Sunday, February 3, 2019

02 04 19

Monkey,

Last weekend, I went home to Pampanga. It was my first time to go there by myself. I remember the night we first slept together, you invited me to your despidida in Pampanga, to which I declined because I wasn't sure that time where our relationship was headed to. Also because I was shy and I did not know anyone in there yet. It was a family affair, and I felt like it was too early to immerse in your family.

I also remember the first time you brought me home, I was with Mom and Jeng. That was the first night I saw you drunk and mouthy. I saw a different side of you, and to be honest, I never liked that side of you. But of course, I couldn't blame you, you had too many baggage that you were easy to trigger; you had a humongous trust issue with all the betrayal you've been through. That same night, I left you drunk downstairs, because I didn't know how to pacify you. But one thing is for sure, I wanted to help you carry your baggages. That night, I left you downstairs, because I love you too much that it pains me to see you like that. But that same night, I promised myself that I will help you rid all the anger in your heart. And here we are now, a year and three months together. And every day, I fall in love with you.

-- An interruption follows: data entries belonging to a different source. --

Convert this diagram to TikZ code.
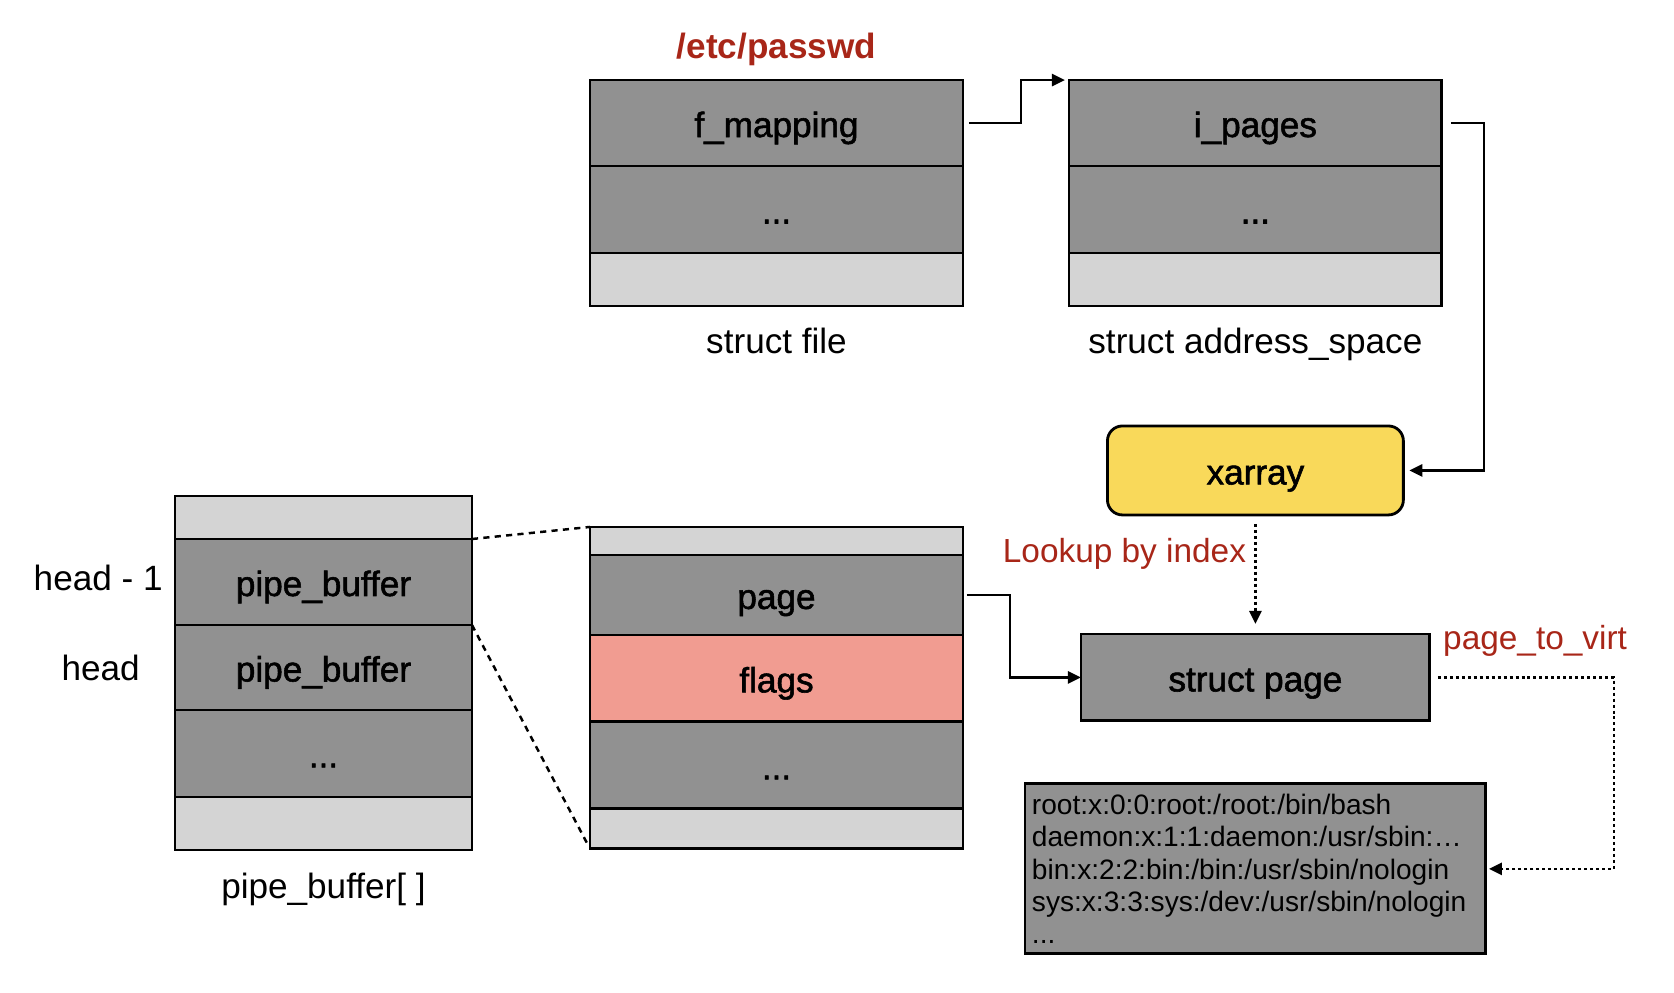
\documentclass[tikz,border=0pt]{standalone}
\usepackage{fontspec}
\setmainfont{Liberation Sans}
\newfontfamily\cellfont[BoldFont = {Liberation Sans}, BoldFeatures = {FakeBold = 1.6}]{Liberation Sans}
\usetikzlibrary{positioning, arrows.meta}

\definecolor{cellGray}{RGB}{145,145,145}
\definecolor{freeGray}{RGB}{212,212,212}
\definecolor{flagRed}{RGB}{241,156,145}
\definecolor{arrayYellow}{RGB}{249,217,90}
\definecolor{noteRed}{RGB}{168,38,24}

\tikzstyle{field} = [
    rectangle,
    draw,
    fill = cellGray,
    text centered,
    line width = 1.6pt,
    inner sep = 0pt,
    outer sep = 0pt,
    text height = 0.56cm,
    text depth = 0pt,
    minimum width = 7.46cm,
    font = \fontsize{20}{24}\selectfont\cellfont\bfseries
]
\tikzstyle{spare} = [
    field,
    fill = freeGray
]
\tikzstyle{flag} = [
    field,
    fill = flagRed
]
\tikzstyle{dump} = [
    rectangle,
    draw,
    fill = cellGray,
    line width = 1.6pt,
    inner sep = 0pt,
    outer sep = 0pt,
    align = left,
    font = \fontsize{16}{18.3}\selectfont
]
\tikzstyle{caption} = [
    inner sep = 0pt,
    font = \fontsize{20}{24}\selectfont
]
\tikzstyle{note} = [
    inner sep = 0pt,
    text = noteRed,
    font = \fontsize{19}{23}\selectfont
]
\tikzstyle{link} = [
    line width = 1.5pt,
    -{Triangle[length = 0.26cm, width = 0.24cm]}
]
\tikzstyle{lookup} = [
    link,
    dash pattern = on 1.7pt off 1.7pt
]
\tikzstyle{slice} = [
    line width = 1.4pt,
    dash pattern = on 3.5pt off 3pt
]

\begin{document}
\begin{tikzpicture}[x = 0.02cm, y = -0.02cm]

    \useasboundingbox (0, 0) rectangle (1674, 992);

    % struct file
    \node [field, minimum height = 1.72cm] (fileMapping) at (776.5, 123) {f\_mapping};
    \node [field, below = 0cm of fileMapping, minimum height = 1.74cm] (fileDots) {...};
    \node [spare, below = 0cm of fileDots, minimum height = 1.06cm] (fileFree) {};
    \node [note, font = \fontsize{20}{24}\selectfont\bfseries, above = 0.28cm of fileMapping] (filePath) {/etc/passwd};
    \node [caption, below = 0.44cm of fileFree] (fileName) {struct file};

    % struct address_space
    \node [field, right = 2.12cm of fileMapping, minimum height = 1.72cm] (addrPages) {i\_pages};
    \node [field, below = 0cm of addrPages, minimum height = 1.74cm] (addrDots) {...};
    \node [spare, below = 0cm of addrDots, minimum height = 1.06cm] (addrFree) {};
    \node [caption, below = 0.44cm of addrFree] (addrName) {struct address\_space};

    % xarray and struct page
    \node [field, fill = arrayYellow, rounded corners = 0.3cm, below = 2.4cm of addrFree,
           minimum width = 5.92cm, minimum height = 1.78cm] (xarray) {xarray};
    \node [note, below left = 0.46cm and 0.18cm of xarray.south] (lookupNote) {Lookup by index};
    \node [field, below = 2.38cm of xarray, minimum width = 6.98cm, minimum height = 1.74cm] (structPage) {struct page};
    \node [note, right = 0.26cm of structPage.north east, yshift = -0.14cm] (virtNote) {page\_to\_virt};

    % file data
    \node [dump, below = 1.26cm of structPage, minimum width = 9.22cm, minimum height = 3.4cm,
           text width = 8.94cm] (passwdData)
          {root:x:0:0:root:/root:/bin/bash\\
           daemon:x:1:1:daemon:/usr/sbin:…\\
           bin:x:2:2:bin:/bin:/usr/sbin/nologin\\
           sys:x:3:3:sys:/dev:/usr/sbin/nologin\\
           ...};

    % pipe_buffer
    \node [spare, below = 4.42cm of fileFree, minimum height = 0.54cm] (pgTop) {};
    \node [field, below = 0cm of pgTop, minimum height = 1.6cm] (pgPage) {page};
    \node [flag, below = 0cm of pgPage, minimum height = 1.74cm] (pgFlags) {flags};
    \node [field, below = 0cm of pgFlags, minimum height = 1.74cm] (pgDots) {...};
    \node [spare, below = 0cm of pgDots, minimum height = 0.8cm] (pgFree) {};

    % pipe_buffer[]
    \node [spare, minimum width = 5.94cm, minimum height = 0.86cm] (pipeTop) at (323.5, 517.5) {};
    \node [field, below = 0cm of pipeTop, minimum width = 5.94cm, minimum height = 1.72cm] (pipeHeadPrev) {pipe\_buffer};
    \node [field, below = 0cm of pipeHeadPrev, minimum width = 5.94cm, minimum height = 1.7cm] (pipeHead) {pipe\_buffer};
    \node [field, below = 0cm of pipeHead, minimum width = 5.94cm, minimum height = 1.74cm] (pipeDots) {...};
    \node [spare, below = 0cm of pipeDots, minimum width = 5.94cm, minimum height = 1.06cm] (pipeFree) {};
    \node [caption, left = 0.24cm of pipeHeadPrev, yshift = 0.08cm] (headPrevName) {head - 1};
    \node [caption, left = 0.7cm of pipeHead] (headName) {head};
    \node [caption, below = 0.46cm of pipeFree] (pipeName) {pipe\_buffer[ ]};

    % links
    \draw [link] ([xshift = 0.12cm]fileMapping.east) -- ++(1.04cm, 0) |- ([xshift = -0.08cm]addrPages.north west);
    \draw [link] ([xshift = 0.18cm]addrPages.east) -- ++(0.66cm, 0) |- ([xshift = 0.12cm]xarray.east);
    \draw [lookup] ([yshift = -0.18cm]xarray.south) -- ([yshift = 0.2cm]structPage.north);
    \draw [link] ([xshift = 0.08cm]pgPage.east) -- ++(0.86cm, 0) |- (structPage.west);
    \draw [lookup] ([xshift = 0.16cm]structPage.east) -- ++(3.52cm, 0) |- ([xshift = 0.06cm]passwdData.east);
    \draw [slice] (pipeHeadPrev.north east) -- (pgTop.north west);
    \draw [slice, shorten > = 0.12cm] (pipeHead.north east) -- (pgFree.south west);

\end{tikzpicture}
\end{document}
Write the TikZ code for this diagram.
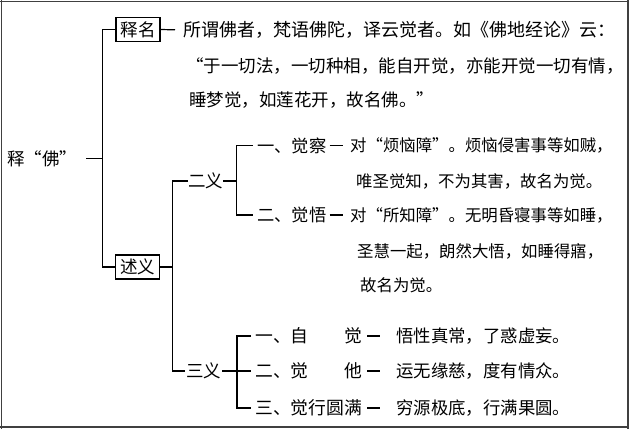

Since then, we travelled back and forth Pampanga and Malabon. It became a routine that it almost didn't feel like travelling—it felt just like being together in a dance. We did dance, though—we always, always had to make sure that there were chips for you in the bus, and that I would have Alis or Monkey with me, so that I could sleep as we travel. We would share each other's chips and sneak kisses in between. At times, I would sleep on your shoulder as we held each other's hands. It became so routinary that I became so comfortable and used to it.

So last weekend, when I went home to Pampanga, it felt so weird to get into a bus and travel without you in it. I wasn't able to sleep back and forth, and I had no appetite. I just sat there, feeling uneasy and uncomfortable. I became so used to our routine, to our dance. And it feels so sad to dance alone.